### Entries:

#####

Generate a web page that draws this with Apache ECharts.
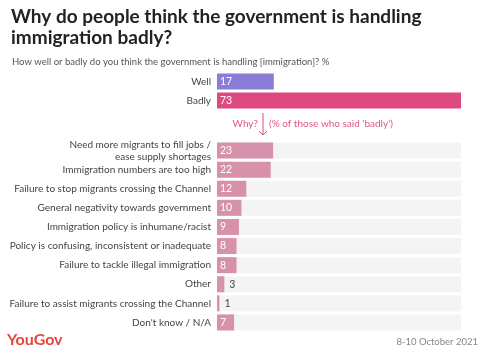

#####

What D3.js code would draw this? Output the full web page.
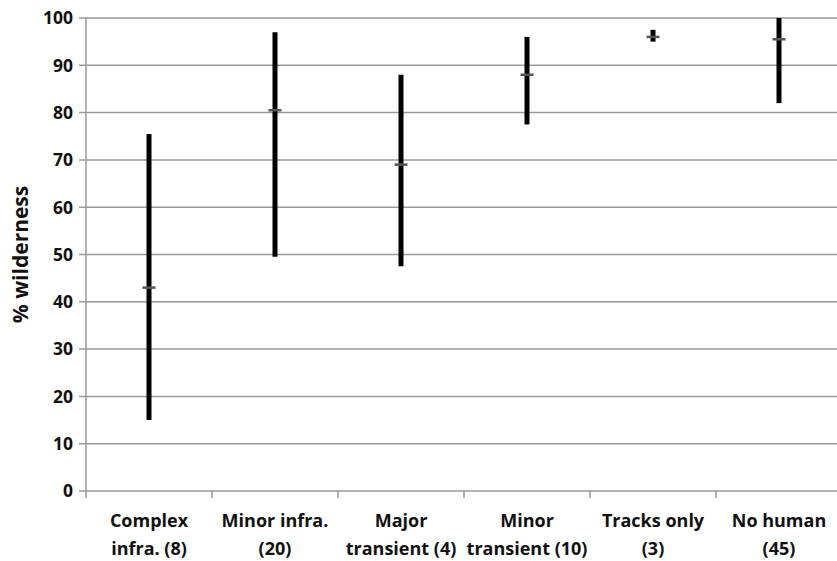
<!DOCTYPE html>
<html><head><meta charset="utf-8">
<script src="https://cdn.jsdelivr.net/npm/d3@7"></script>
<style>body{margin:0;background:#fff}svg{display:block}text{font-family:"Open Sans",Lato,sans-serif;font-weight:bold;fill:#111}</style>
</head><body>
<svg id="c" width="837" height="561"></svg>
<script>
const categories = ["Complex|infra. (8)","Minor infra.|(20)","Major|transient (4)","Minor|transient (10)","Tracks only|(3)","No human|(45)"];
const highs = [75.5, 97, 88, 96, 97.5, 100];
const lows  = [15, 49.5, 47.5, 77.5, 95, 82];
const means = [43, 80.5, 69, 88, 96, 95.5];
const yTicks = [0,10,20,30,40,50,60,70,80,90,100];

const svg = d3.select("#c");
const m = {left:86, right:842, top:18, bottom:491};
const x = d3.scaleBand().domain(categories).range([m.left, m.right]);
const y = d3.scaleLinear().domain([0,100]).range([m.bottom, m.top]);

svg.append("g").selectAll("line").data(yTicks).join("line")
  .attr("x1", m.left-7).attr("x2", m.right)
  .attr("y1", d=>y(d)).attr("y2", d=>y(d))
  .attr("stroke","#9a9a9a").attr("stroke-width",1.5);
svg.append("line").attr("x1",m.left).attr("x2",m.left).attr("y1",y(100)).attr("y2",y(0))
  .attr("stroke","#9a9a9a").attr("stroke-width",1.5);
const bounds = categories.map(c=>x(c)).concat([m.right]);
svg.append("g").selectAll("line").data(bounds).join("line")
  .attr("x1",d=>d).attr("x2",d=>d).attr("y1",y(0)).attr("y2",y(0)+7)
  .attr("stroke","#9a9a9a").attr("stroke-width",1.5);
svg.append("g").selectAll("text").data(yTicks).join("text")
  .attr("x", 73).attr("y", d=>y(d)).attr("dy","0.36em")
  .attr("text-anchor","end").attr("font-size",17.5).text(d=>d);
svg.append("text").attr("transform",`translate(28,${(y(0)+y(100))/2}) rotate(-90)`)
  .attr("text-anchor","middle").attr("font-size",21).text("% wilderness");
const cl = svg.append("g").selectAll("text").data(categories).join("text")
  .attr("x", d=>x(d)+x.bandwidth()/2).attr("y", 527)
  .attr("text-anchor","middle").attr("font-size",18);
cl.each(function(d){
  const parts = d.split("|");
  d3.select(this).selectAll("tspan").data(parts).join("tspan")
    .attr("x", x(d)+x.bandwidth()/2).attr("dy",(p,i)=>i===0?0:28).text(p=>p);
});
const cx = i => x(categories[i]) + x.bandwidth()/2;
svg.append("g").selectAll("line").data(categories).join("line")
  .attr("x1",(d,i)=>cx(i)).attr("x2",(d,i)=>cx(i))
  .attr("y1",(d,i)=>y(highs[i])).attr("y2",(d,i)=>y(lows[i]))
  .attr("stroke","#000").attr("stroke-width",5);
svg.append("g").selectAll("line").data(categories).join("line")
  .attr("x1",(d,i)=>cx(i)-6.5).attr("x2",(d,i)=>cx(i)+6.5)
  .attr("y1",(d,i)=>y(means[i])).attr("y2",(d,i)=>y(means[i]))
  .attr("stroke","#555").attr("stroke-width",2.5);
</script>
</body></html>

#####

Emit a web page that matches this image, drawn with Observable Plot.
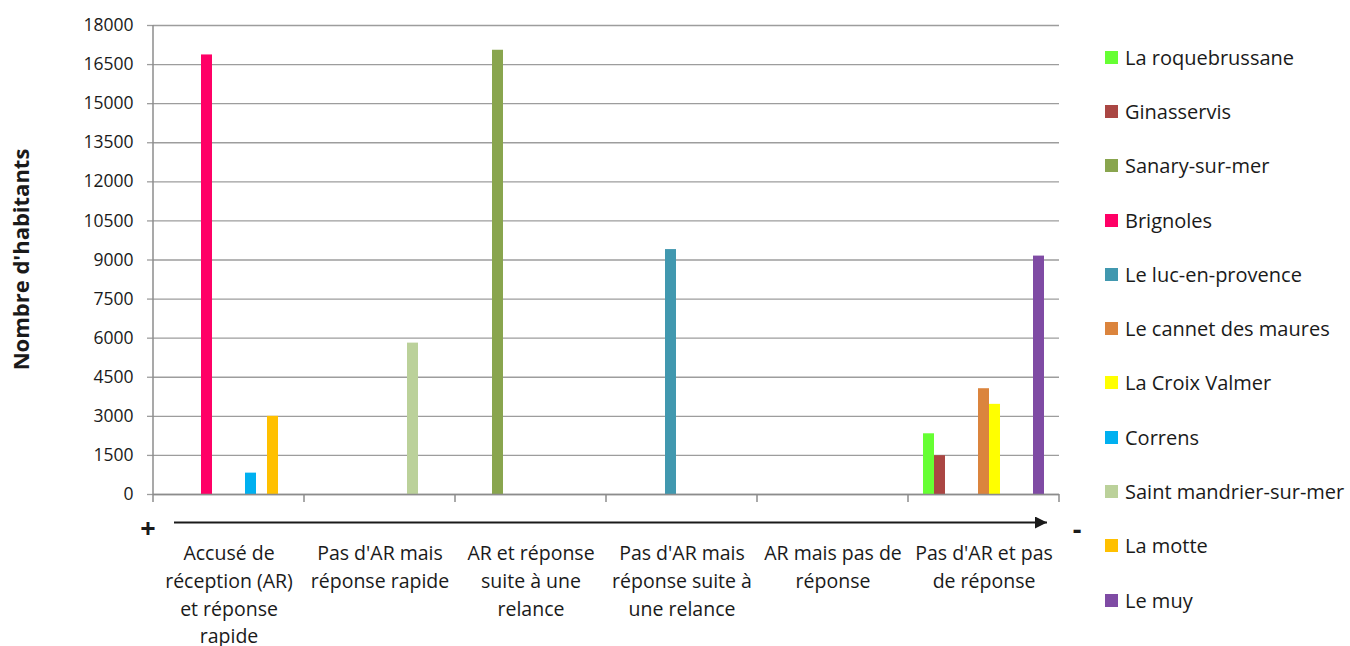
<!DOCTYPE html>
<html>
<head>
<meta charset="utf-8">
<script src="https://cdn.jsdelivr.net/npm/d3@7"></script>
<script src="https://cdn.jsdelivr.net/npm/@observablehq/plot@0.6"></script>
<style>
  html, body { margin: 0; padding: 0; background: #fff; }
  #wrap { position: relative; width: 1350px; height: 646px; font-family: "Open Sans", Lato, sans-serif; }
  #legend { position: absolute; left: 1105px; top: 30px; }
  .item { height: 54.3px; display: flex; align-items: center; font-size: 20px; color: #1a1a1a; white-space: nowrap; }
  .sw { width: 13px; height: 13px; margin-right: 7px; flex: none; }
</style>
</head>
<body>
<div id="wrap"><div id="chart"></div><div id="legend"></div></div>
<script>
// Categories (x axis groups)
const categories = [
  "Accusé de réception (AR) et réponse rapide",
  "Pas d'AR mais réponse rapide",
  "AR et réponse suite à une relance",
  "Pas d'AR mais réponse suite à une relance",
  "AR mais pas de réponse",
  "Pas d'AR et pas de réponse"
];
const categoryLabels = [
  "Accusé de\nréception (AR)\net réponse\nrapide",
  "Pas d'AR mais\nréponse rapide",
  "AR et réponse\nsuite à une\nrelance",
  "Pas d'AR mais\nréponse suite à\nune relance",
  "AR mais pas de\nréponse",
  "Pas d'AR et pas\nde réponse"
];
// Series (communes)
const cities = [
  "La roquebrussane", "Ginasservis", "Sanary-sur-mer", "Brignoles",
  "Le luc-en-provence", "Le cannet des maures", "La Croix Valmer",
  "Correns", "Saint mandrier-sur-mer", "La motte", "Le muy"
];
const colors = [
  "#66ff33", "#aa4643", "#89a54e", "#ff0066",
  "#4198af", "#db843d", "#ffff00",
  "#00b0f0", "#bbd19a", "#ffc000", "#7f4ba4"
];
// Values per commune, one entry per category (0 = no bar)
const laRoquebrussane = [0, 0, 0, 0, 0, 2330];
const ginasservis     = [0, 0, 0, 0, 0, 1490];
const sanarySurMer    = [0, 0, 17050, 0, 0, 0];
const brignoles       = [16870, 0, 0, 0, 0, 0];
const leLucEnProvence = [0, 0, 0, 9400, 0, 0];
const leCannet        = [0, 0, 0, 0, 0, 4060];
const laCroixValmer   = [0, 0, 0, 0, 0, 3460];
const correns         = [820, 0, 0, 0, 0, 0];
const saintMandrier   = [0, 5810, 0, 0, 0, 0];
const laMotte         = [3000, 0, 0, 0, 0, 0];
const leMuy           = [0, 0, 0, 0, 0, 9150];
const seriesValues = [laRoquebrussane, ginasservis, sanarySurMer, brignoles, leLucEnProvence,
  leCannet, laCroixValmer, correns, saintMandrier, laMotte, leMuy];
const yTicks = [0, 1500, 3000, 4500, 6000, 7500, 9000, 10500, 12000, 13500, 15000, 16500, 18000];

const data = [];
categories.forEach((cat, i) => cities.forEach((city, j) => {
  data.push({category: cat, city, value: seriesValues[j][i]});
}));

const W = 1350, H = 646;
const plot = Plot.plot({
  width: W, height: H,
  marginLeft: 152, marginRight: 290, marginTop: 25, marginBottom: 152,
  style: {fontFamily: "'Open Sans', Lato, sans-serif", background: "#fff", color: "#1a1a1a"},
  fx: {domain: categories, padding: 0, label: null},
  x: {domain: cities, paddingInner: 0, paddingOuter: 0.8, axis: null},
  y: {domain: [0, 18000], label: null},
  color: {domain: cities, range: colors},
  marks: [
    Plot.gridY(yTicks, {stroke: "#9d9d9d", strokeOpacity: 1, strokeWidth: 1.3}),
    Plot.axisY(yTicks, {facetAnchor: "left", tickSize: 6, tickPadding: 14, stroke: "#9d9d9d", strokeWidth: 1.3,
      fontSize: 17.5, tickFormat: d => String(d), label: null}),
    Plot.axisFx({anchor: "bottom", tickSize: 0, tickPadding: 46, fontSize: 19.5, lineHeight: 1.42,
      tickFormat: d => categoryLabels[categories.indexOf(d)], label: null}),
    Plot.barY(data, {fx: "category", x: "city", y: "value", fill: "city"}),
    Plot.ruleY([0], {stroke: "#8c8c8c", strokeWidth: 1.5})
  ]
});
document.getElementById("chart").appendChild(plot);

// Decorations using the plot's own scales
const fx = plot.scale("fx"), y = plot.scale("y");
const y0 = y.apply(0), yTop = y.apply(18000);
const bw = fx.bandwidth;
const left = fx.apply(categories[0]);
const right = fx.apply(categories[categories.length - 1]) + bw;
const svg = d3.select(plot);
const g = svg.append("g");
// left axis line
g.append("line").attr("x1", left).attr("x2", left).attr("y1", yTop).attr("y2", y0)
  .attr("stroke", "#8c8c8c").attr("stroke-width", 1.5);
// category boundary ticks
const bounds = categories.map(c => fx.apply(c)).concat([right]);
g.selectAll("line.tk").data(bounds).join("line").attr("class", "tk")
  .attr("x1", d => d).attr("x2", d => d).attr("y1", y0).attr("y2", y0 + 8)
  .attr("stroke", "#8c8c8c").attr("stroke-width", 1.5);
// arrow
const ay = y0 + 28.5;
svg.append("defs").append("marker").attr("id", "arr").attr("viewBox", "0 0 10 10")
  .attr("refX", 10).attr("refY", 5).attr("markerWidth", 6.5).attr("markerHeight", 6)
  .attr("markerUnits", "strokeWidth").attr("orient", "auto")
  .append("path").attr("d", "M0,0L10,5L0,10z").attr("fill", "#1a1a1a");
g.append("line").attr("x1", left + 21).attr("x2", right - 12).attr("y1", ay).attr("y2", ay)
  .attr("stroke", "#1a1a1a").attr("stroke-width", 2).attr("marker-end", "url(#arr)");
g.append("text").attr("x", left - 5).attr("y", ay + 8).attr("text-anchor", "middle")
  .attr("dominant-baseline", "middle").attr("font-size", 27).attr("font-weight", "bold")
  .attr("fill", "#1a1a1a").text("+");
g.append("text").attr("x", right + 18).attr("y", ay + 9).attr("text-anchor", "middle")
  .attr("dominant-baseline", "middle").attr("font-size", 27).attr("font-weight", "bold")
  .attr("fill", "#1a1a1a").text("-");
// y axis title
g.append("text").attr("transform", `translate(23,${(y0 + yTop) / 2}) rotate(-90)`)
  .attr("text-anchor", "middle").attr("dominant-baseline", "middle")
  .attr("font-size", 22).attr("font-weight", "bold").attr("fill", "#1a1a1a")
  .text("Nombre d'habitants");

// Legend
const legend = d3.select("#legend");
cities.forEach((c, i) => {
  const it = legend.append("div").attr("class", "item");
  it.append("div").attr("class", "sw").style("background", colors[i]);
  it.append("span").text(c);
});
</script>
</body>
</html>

#####

### Goal of the exercise:
Copy the lines above exactly, starting with the line that contains "What D3.js code" and ending with the line that contains "y = d3.scaleLinear().domain([0,100]).range([m.bottom, m.top]);", and leave out any pictures.

### Solved problem:
What D3.js code would draw this? Output the full web page.
<!DOCTYPE html>
<html><head><meta charset="utf-8">
<script src="https://cdn.jsdelivr.net/npm/d3@7"></script>
<style>body{margin:0;background:#fff}svg{display:block}text{font-family:"Open Sans",Lato,sans-serif;font-weight:bold;fill:#111}</style>
</head><body>
<svg id="c" width="837" height="561"></svg>
<script>
const categories = ["Complex|infra. (8)","Minor infra.|(20)","Major|transient (4)","Minor|transient (10)","Tracks only|(3)","No human|(45)"];
const highs = [75.5, 97, 88, 96, 97.5, 100];
const lows  = [15, 49.5, 47.5, 77.5, 95, 82];
const means = [43, 80.5, 69, 88, 96, 95.5];
const yTicks = [0,10,20,30,40,50,60,70,80,90,100];

const svg = d3.select("#c");
const m = {left:86, right:842, top:18, bottom:491};
const x = d3.scaleBand().domain(categories).range([m.left, m.right]);
const y = d3.scaleLinear().domain([0,100]).range([m.bottom, m.top]);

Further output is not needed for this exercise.